The area along the coast of New England is considered the Saudi Arabia of offshore wind. However, the federal tax subsidy designed to jump-start production of ocean wind energy will soon be drying up.
On Thursday, Massachusetts U.S. Sen. Ed Markey introduced a bill to extend the credits for an additional six years. But that effort faces stiff headwinds.
Building offshore wind farms is expensive. Even among industry execs there's a joke that power is produced not by wind, but by government subsidies and tax credits. For example, in northern Europe, where the modern offshore wind industry was pioneered decades ago, it was only this week that plans for the first zero-government-subsidy projects were announced.
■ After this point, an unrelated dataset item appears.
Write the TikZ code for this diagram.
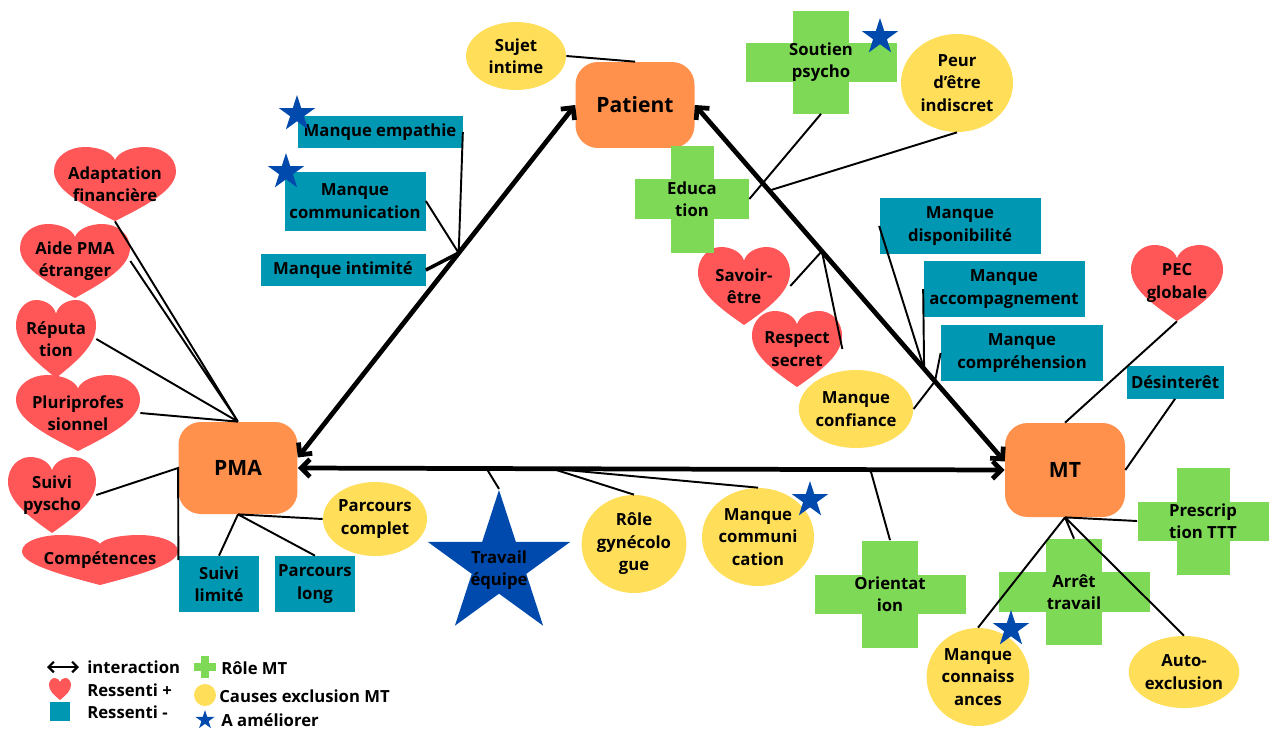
\documentclass[tikz,border=0pt]{standalone}
\usepackage{fontspec}
\setmainfont{Open Sans}
\usetikzlibrary{arrows.meta}
\usetikzlibrary{shapes.geometric}

\definecolor{orangepole}{HTML}{FF914D}
\definecolor{bleucanard}{HTML}{0097B2}
\definecolor{rougecoeur}{HTML}{FF5757}
\definecolor{jaune}{HTML}{FFDE59}
\definecolor{vert}{HTML}{7ED957}
\definecolor{bleuetoile}{HTML}{004AAD}

\begin{document}
\begin{tikzpicture}[
    x=0.02cm, y=-0.02cm,
    every node/.style={
      font=\fontsize{9.5}{12.8}\selectfont\bfseries,
      align=center,
      inner sep=0pt
    },
    pole/.style={rectangle, rounded corners=0.45cm, fill=orangepole,
      font=\fontsize{12}{14}\selectfont\bfseries},
    ressentimoins/.style={rectangle, fill=bleucanard},
    cause/.style={ellipse, fill=jaune},
    etoile/.style={star, star points=5, star point ratio=2.618,
      fill=bleuetoile, minimum size=0.76cm},
    lien/.style={line width=1.1pt},
    fleche/.style={{Straight Barb[length=5pt,width=10pt]}-{Straight Barb[length=5pt,width=10pt]},
      line width=2.7pt},
    ]

    \useasboundingbox (0,0) rectangle (1270,731);

    % les trois poles
    \node[pole, minimum width=2.38cm, minimum height=1.72cm] (patient) at (635,105) {Patient};
    \node[pole, minimum width=2.38cm, minimum height=1.84cm] (pma) at (238,468) {PMA};
    \node[pole, minimum width=2.40cm, minimum height=1.88cm] (mt) at (1065,470) {MT};

    % ressenti +
    \foreach \nom/\cx/\cy/\lx/\ly/\texte in {
      adapt/115/184/61/37/{Adaptation\\financière},
      aide/75/261/55/37/{Aide PMA\\étranger},
      rep/56/339/40/39/{Réputa\\tion},
      pluri/78/413/62/38/{Pluriprofes\\sionnel},
      psy/52/495/44/38/{Suivi\\pyscho},
      compet/100/560/78/25/{Compétences},
      savoir/744/286/46/39/{Savoir-\\être},
      respect/797/349/45/38/{Respect\\secret},
      pec/1177/283/46/38/{PEC\\globale},
      leg2/60/689/11/11/{}}{
      \fill[rougecoeur, shift={(\cx,\cy)}, xscale=\lx, yscale=\ly]
        (0,1) .. controls (-0.55,0.55) and (-1,0.15) .. (-1,-0.35)
        .. controls (-1,-0.75) and (-0.75,-1) .. (-0.5,-1)
        .. controls (-0.25,-1) and (-0.05,-0.85) .. (0,-0.65)
        .. controls (0.05,-0.85) and (0.25,-1) .. (0.5,-1)
        .. controls (0.75,-1) and (1,-0.75) .. (1,-0.35)
        .. controls (1,0.15) and (0.55,0.55) .. (0,1) -- cycle;
      \node[minimum width={\lx*0.04cm}, minimum height={\ly*0.04cm}] (\nom) at (\cx,\cy) {\texte};
    }

    % ressenti -
    \foreach \nom/\cx/\cy/\lx/\ly/\texte in {
      empathie/380/132/165/32/{Manque empathie},
      commg/355/201/141/59/{Manque\\communication},
      intim/343/270/165/32/{Manque intimité},
      dispo/960/226/161/56/{Manque\\disponibilité},
      accomp/1004/289/161/56/{Manque\\accompagnement},
      compr/1022/353/162/56/{Manque\\compréhension},
      desint/1175/382/97/33/{Désinterêt},
      suivilim/219/584/80/56/{Suivi\\limité},
      parclong/315/584/80/56/{Parcours\\long},
      leg3/60/711/20/19/{}}{
      \node[ressentimoins, minimum width={\lx*0.02cm}, minimum height={\ly*0.02cm}] (\nom) at (\cx,\cy) {\texte};
    }

    % causes exclusion MT
    \foreach \nom/\cx/\cy/\lx/\ly/\texte in {
      sujet/516/56/100/68/{Sujet\\intime},
      peur/957/83/112/98/{Peur\\d’être\\indiscret},
      confiance/856/409/112/78/{Manque\\confiance},
      parccompl/375/519/102/74/{Parcours\\complet},
      gyneco/634/544/102/98/{Rôle\\gynécolo\\gue},
      commb/758/537/112/98/{Manque\\communi\\cation},
      connais/978/677/102/98/{Manque\\connaiss\\ances},
      autoex/1184/672/103/72/{Auto-\\exclusion},
      leg5/205/695/22/22/{}}{
      \node[cause, minimum width={\lx*0.02cm}, minimum height={\ly*0.02cm}] (\nom) at (\cx,\cy) {\texte};
    }

    % role MT
    \foreach \nom/\cx/\cy/\bw/\bh/\vw/\vh/\texte in {
      soutien/821/62/151/39/56/103/{Soutien\\psycho},
      educ/692/199/114/40/43/107/{Educa\\tion},
      orient/890/594/151/39/56/107/{Orientat\\ion},
      arret/1074/592/151/40/56/106/{Arrêt\\travail},
      prescr/1203/521/131/39/53/107/{Prescrip\\tion TTT},
      leg4/205/667/22/8/8/22/{}}{
      \fill[vert] ({\cx-\bw/2},{\cy-\bh/2}) rectangle +(\bw,\bh);
      \fill[vert] ({\cx-\vw/2},{\cy-\vh/2}) rectangle +(\vw,\vh);
      \node[minimum width={\bw*0.02cm}, minimum height={\vh*0.02cm}] (\nom) at (\cx,\cy) {\texte};
    }

    % travail equipe
    \node[etoile, minimum size=3cm] (equipe) at (499,565) {};
    \node (equipetxt) at (499,570) {Travail\\équipe};

    % interactions
    \draw[fleche] (pma.10) -- coordinate[pos=0.58] (jl) (patient.west);
    \draw[fleche] (patient.east)
      -- coordinate[pos=0.24] (jpeur) coordinate[pos=0.41] (jsav)
         coordinate[pos=0.74] (jdisp) coordinate[pos=0.775] (jconf) (mt.172);
    \draw[fleche] (pma.east)
      -- coordinate[pos=0.267] (jequipe) coordinate[pos=0.36] (jgyn)
         coordinate[pos=0.81] (jorient) (mt.west);

    \path[lien, draw]
    (adapt.south) -- (pma.north)
    (aide.east) -- (pma.north)
    (rep.east) -- (pma.north)
    (pluri.east) -- (pma.north)
    (psy.east) -- (pma.west) -- (compet.east)
    (pma.south) -- (suivilim.north)
    (pma.south) -- (parclong.north)
    (pma.south) -- (parccompl.west)
    (empathie.east) -- (jl)
    (commg.east) -- (jl)
    (sujet.east) -- (patient.north)
    (soutien.south) -- (educ.east)
    (peur.south) -- (jpeur)
    (savoir.east) -- (jsav) -- (respect.east)
    (dispo.west) -- (jdisp)
    (accomp.west) -- (jdisp)
    (compr.west) -- (jconf) -- (confiance.east)
    (jequipe) -- (equipe.north)
    (jgyn) -- (gyneco.north)
    (jgyn) -- (commb.north)
    (jorient) -- (orient.north)
    (pec.south) -- (mt.north)
    (desint.south) -- (mt.east)
    (mt.south) -- (prescr.west)
    (mt.south) -- (arret.north)
    (mt.south) -- (connais.north)
    (mt.south) -- (autoex.north)
    ;
    \draw[line width=2pt] (intim.east) -- (jl);

    % a ameliorer
    \node[etoile] (et1) at (297,114) {};
    \node[etoile] (et2) at (286,172) {};
    \node[etoile] (et3) at (880,37) {};
    \node[etoile] (et4) at (810,500) {};
    \node[etoile] (et5) at (1011,629) {};
    \node[etoile, minimum size=0.4cm] (leg6) at (205,720) {};

    % legende
    \coordinate (lega) at (47,667);
    \coordinate (legb) at (79,667);
    \draw[{Straight Barb[length=3pt,width=6pt]}-{Straight Barb[length=3pt,width=6pt]}, line width=1.3pt] (lega) -- (legb);
    \node[anchor=west] (legt1) at (87,667) {interaction};
    \node[anchor=west] (legt2) at (87,690) {Ressenti +};
    \node[anchor=west] (legt3) at (87,712) {Ressenti -};
    \node[anchor=west] (legt4) at (221,668) {Rôle MT};
    \node[anchor=west] (legt5) at (219,696) {Causes exclusion MT};
    \node[anchor=west] (legt6) at (221,720) {A améliorer};
  \end{tikzpicture}
\end{document}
Here in the U.S., investors in offshore wind currently get a 30 percent tax credit. That's supposed to help the industry in Massachusetts, where the state is mandating production of 1,600 megawatts of offshore electricity over the next decade -- power for more than a million homes.
Lars Pedersen is head of Copenhagen Offshore Partners. The Danish company wants to build wind farms off the coast of Massachusetts, as it's done for decades in Europe. He says federal tax incentives are important to get the industry started here.
"It's a competition here in Massachusetts between three companies," he said. "We will have equal opportunities to tap into tax credits, so certainty about how it's going to phase out or how it's going to remain, that's a key component of how we develop our business."
But none of the wind farms now being planned off the New England coast will be built in time to take advantage of the federal tax credit subsidy, which ends in 2019.
Thomas Brostrøm is general manager of DONG Energy North America, another Danish company interested in building wind farms off Massachusetts' coast. And while the wind blows strong and steady here, he says subsidies are needed help create the industry supply chain infrastructure -- factories to build blades and turbines.
"That is the missing piece right now," he said, "because you've got great wind speed, shallow water depth, you can deploy the same technology, but the supply chain in many ways sits in Europe, but you can already feel the interest."
Massachusetts invested $113 million and built a marine terminal in New Bedford anticipating the development of the offshore wind industry. The port was to be used to deliver parts and workers to construction sites at sea. The three companies competing for wind projects off the coast have all agreed to use the facility, including the two from Denmark, where wind farms have lead to a windfall -- billions in investments and thousands of jobs.
"That isn't going to happen overnight in Massachusetts or New England, but part of our goal is to become the Denmark of the North American offshore wind industry," said Stephen Pike, CEO of the Massachusetts Clean Energy Center.
When -- and if — the offshore wind industry takes off in Massachusetts depends on lowering the cost of producing and planting turbines in the ocean, and that's where the federal tax credits come in, helping to generate clean energy and jobs at sea and on land.
"You need a lot of local folks with that kind of capabilities, so former fisherman or ex-military people, they are great in working in offshore environments," Pedersen said. "And these kind of skills you can find here, made in America."
The United States is already the world's leading producer of wind energy on land. Texas is the largest generator among states, but the Trump administration is unlikely to back Markey's call for extending the offshore wind tax credits.
Former Texas Gov. Rick Perry, now the head of the U.S. Department of Energy, has ordered a study of offshore wind, questioning its effect on the reliability of the electric grid, suggesting the intermittent nature of offshore wind could pose a risk to national security.